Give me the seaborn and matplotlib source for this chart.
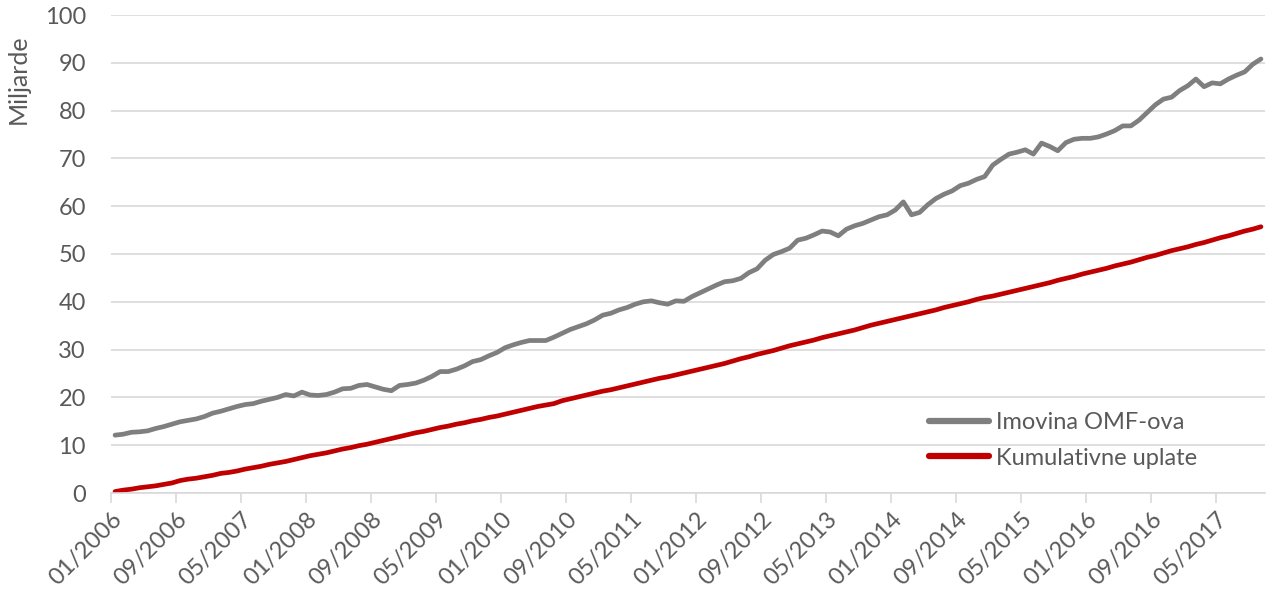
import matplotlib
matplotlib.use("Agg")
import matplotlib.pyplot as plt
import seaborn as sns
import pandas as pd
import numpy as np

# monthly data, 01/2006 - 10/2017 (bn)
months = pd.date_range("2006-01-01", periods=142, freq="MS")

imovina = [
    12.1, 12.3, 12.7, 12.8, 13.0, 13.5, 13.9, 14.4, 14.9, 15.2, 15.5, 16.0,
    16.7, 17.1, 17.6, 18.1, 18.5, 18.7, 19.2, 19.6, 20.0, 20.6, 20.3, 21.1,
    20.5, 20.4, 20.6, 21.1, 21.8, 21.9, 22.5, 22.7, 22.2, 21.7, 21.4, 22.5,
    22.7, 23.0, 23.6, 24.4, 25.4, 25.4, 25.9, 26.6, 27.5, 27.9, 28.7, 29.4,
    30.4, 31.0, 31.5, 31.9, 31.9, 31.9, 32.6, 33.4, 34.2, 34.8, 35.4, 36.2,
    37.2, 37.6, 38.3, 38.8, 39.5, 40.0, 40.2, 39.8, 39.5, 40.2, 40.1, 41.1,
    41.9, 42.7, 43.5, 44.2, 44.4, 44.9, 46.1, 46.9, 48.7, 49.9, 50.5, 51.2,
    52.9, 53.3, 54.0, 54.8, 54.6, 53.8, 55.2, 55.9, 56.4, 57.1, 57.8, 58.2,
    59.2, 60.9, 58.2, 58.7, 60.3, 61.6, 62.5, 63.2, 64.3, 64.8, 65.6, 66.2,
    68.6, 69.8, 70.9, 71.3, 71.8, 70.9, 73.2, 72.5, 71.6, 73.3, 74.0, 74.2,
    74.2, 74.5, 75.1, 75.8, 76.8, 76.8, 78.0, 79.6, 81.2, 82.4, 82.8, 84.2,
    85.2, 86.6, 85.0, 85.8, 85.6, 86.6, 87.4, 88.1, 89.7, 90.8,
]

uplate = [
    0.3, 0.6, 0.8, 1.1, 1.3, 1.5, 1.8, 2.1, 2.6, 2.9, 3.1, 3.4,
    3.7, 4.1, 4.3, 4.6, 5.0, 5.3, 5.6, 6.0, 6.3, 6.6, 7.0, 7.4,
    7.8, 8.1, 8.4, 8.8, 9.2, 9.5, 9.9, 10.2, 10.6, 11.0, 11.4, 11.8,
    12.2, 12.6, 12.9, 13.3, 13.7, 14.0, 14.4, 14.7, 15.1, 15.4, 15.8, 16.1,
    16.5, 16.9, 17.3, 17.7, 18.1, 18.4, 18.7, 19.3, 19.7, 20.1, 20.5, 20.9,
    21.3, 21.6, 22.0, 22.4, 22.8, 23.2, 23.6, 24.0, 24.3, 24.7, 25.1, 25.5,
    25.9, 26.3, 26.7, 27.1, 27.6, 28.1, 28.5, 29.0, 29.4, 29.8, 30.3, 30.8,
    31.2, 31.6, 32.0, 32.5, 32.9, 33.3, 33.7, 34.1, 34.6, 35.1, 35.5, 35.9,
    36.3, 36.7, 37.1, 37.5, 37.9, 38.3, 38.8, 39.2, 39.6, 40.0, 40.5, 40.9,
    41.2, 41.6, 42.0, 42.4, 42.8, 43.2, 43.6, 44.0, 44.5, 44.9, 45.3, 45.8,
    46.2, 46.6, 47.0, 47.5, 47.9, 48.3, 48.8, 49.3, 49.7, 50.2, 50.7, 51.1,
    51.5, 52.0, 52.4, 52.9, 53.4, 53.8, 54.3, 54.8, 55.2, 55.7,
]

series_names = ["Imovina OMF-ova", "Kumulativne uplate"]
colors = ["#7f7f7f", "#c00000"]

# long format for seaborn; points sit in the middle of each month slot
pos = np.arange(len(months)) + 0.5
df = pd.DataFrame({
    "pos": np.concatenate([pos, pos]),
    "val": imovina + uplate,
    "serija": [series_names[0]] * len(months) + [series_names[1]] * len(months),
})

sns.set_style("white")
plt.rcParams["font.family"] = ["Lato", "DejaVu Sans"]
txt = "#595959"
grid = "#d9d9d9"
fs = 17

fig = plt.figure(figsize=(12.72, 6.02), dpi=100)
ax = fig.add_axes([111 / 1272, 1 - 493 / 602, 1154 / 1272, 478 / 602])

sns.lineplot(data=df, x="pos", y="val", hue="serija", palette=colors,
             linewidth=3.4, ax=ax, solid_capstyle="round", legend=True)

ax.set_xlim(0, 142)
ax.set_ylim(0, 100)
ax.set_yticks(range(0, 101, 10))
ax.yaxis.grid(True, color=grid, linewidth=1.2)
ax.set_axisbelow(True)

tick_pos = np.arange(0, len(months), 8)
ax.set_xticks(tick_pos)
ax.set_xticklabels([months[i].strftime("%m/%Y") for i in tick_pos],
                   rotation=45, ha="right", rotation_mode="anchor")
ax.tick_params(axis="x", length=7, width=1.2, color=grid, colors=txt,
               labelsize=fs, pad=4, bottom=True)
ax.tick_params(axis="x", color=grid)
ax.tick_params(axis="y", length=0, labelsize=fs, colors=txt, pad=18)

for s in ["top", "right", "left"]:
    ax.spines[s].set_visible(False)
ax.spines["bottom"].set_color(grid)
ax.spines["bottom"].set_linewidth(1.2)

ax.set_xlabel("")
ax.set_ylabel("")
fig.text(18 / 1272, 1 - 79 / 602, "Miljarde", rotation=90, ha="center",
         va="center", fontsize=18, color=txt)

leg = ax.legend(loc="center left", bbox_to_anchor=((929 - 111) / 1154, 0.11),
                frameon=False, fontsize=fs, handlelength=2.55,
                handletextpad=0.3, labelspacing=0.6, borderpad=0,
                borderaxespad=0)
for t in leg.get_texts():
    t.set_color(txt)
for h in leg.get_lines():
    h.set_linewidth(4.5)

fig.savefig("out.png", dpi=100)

● Your task
Every line above should be repeated exactly; pictures stay out of the copy.

● Reply to the exercise
Give me the seaborn and matplotlib source for this chart.
import matplotlib
matplotlib.use("Agg")
import matplotlib.pyplot as plt
import seaborn as sns
import pandas as pd
import numpy as np

# monthly data, 01/2006 - 10/2017 (bn)
months = pd.date_range("2006-01-01", periods=142, freq="MS")

imovina = [
    12.1, 12.3, 12.7, 12.8, 13.0, 13.5, 13.9, 14.4, 14.9, 15.2, 15.5, 16.0,
    16.7, 17.1, 17.6, 18.1, 18.5, 18.7, 19.2, 19.6, 20.0, 20.6, 20.3, 21.1,
    20.5, 20.4, 20.6, 21.1, 21.8, 21.9, 22.5, 22.7, 22.2, 21.7, 21.4, 22.5,
    22.7, 23.0, 23.6, 24.4, 25.4, 25.4, 25.9, 26.6, 27.5, 27.9, 28.7, 29.4,
    30.4, 31.0, 31.5, 31.9, 31.9, 31.9, 32.6, 33.4, 34.2, 34.8, 35.4, 36.2,
    37.2, 37.6, 38.3, 38.8, 39.5, 40.0, 40.2, 39.8, 39.5, 40.2, 40.1, 41.1,
    41.9, 42.7, 43.5, 44.2, 44.4, 44.9, 46.1, 46.9, 48.7, 49.9, 50.5, 51.2,
    52.9, 53.3, 54.0, 54.8, 54.6, 53.8, 55.2, 55.9, 56.4, 57.1, 57.8, 58.2,
    59.2, 60.9, 58.2, 58.7, 60.3, 61.6, 62.5, 63.2, 64.3, 64.8, 65.6, 66.2,
    68.6, 69.8, 70.9, 71.3, 71.8, 70.9, 73.2, 72.5, 71.6, 73.3, 74.0, 74.2,
    74.2, 74.5, 75.1, 75.8, 76.8, 76.8, 78.0, 79.6, 81.2, 82.4, 82.8, 84.2,
    85.2, 86.6, 85.0, 85.8, 85.6, 86.6, 87.4, 88.1, 89.7, 90.8,
]

uplate = [
    0.3, 0.6, 0.8, 1.1, 1.3, 1.5, 1.8, 2.1, 2.6, 2.9, 3.1, 3.4,
    3.7, 4.1, 4.3, 4.6, 5.0, 5.3, 5.6, 6.0, 6.3, 6.6, 7.0, 7.4,
    7.8, 8.1, 8.4, 8.8, 9.2, 9.5, 9.9, 10.2, 10.6, 11.0, 11.4, 11.8,
    12.2, 12.6, 12.9, 13.3, 13.7, 14.0, 14.4, 14.7, 15.1, 15.4, 15.8, 16.1,
    16.5, 16.9, 17.3, 17.7, 18.1, 18.4, 18.7, 19.3, 19.7, 20.1, 20.5, 20.9,
    21.3, 21.6, 22.0, 22.4, 22.8, 23.2, 23.6, 24.0, 24.3, 24.7, 25.1, 25.5,
    25.9, 26.3, 26.7, 27.1, 27.6, 28.1, 28.5, 29.0, 29.4, 29.8, 30.3, 30.8,
    31.2, 31.6, 32.0, 32.5, 32.9, 33.3, 33.7, 34.1, 34.6, 35.1, 35.5, 35.9,
    36.3, 36.7, 37.1, 37.5, 37.9, 38.3, 38.8, 39.2, 39.6, 40.0, 40.5, 40.9,
    41.2, 41.6, 42.0, 42.4, 42.8, 43.2, 43.6, 44.0, 44.5, 44.9, 45.3, 45.8,
    46.2, 46.6, 47.0, 47.5, 47.9, 48.3, 48.8, 49.3, 49.7, 50.2, 50.7, 51.1,
    51.5, 52.0, 52.4, 52.9, 53.4, 53.8, 54.3, 54.8, 55.2, 55.7,
]

series_names = ["Imovina OMF-ova", "Kumulativne uplate"]
colors = ["#7f7f7f", "#c00000"]

# long format for seaborn; points sit in the middle of each month slot
pos = np.arange(len(months)) + 0.5
df = pd.DataFrame({
    "pos": np.concatenate([pos, pos]),
    "val": imovina + uplate,
    "serija": [series_names[0]] * len(months) + [series_names[1]] * len(months),
})

sns.set_style("white")
plt.rcParams["font.family"] = ["Lato", "DejaVu Sans"]
txt = "#595959"
grid = "#d9d9d9"
fs = 17

fig = plt.figure(figsize=(12.72, 6.02), dpi=100)
ax = fig.add_axes([111 / 1272, 1 - 493 / 602, 1154 / 1272, 478 / 602])

sns.lineplot(data=df, x="pos", y="val", hue="serija", palette=colors,
             linewidth=3.4, ax=ax, solid_capstyle="round", legend=True)

ax.set_xlim(0, 142)
ax.set_ylim(0, 100)
ax.set_yticks(range(0, 101, 10))
ax.yaxis.grid(True, color=grid, linewidth=1.2)
ax.set_axisbelow(True)

tick_pos = np.arange(0, len(months), 8)
ax.set_xticks(tick_pos)
ax.set_xticklabels([months[i].strftime("%m/%Y") for i in tick_pos],
                   rotation=45, ha="right", rotation_mode="anchor")
ax.tick_params(axis="x", length=7, width=1.2, color=grid, colors=txt,
               labelsize=fs, pad=4, bottom=True)
ax.tick_params(axis="x", color=grid)
ax.tick_params(axis="y", length=0, labelsize=fs, colors=txt, pad=18)

for s in ["top", "right", "left"]:
    ax.spines[s].set_visible(False)
ax.spines["bottom"].set_color(grid)
ax.spines["bottom"].set_linewidth(1.2)

ax.set_xlabel("")
ax.set_ylabel("")
fig.text(18 / 1272, 1 - 79 / 602, "Miljarde", rotation=90, ha="center",
         va="center", fontsize=18, color=txt)

leg = ax.legend(loc="center left", bbox_to_anchor=((929 - 111) / 1154, 0.11),
                frameon=False, fontsize=fs, handlelength=2.55,
                handletextpad=0.3, labelspacing=0.6, borderpad=0,
                borderaxespad=0)
for t in leg.get_texts():
    t.set_color(txt)
for h in leg.get_lines():
    h.set_linewidth(4.5)

fig.savefig("out.png", dpi=100)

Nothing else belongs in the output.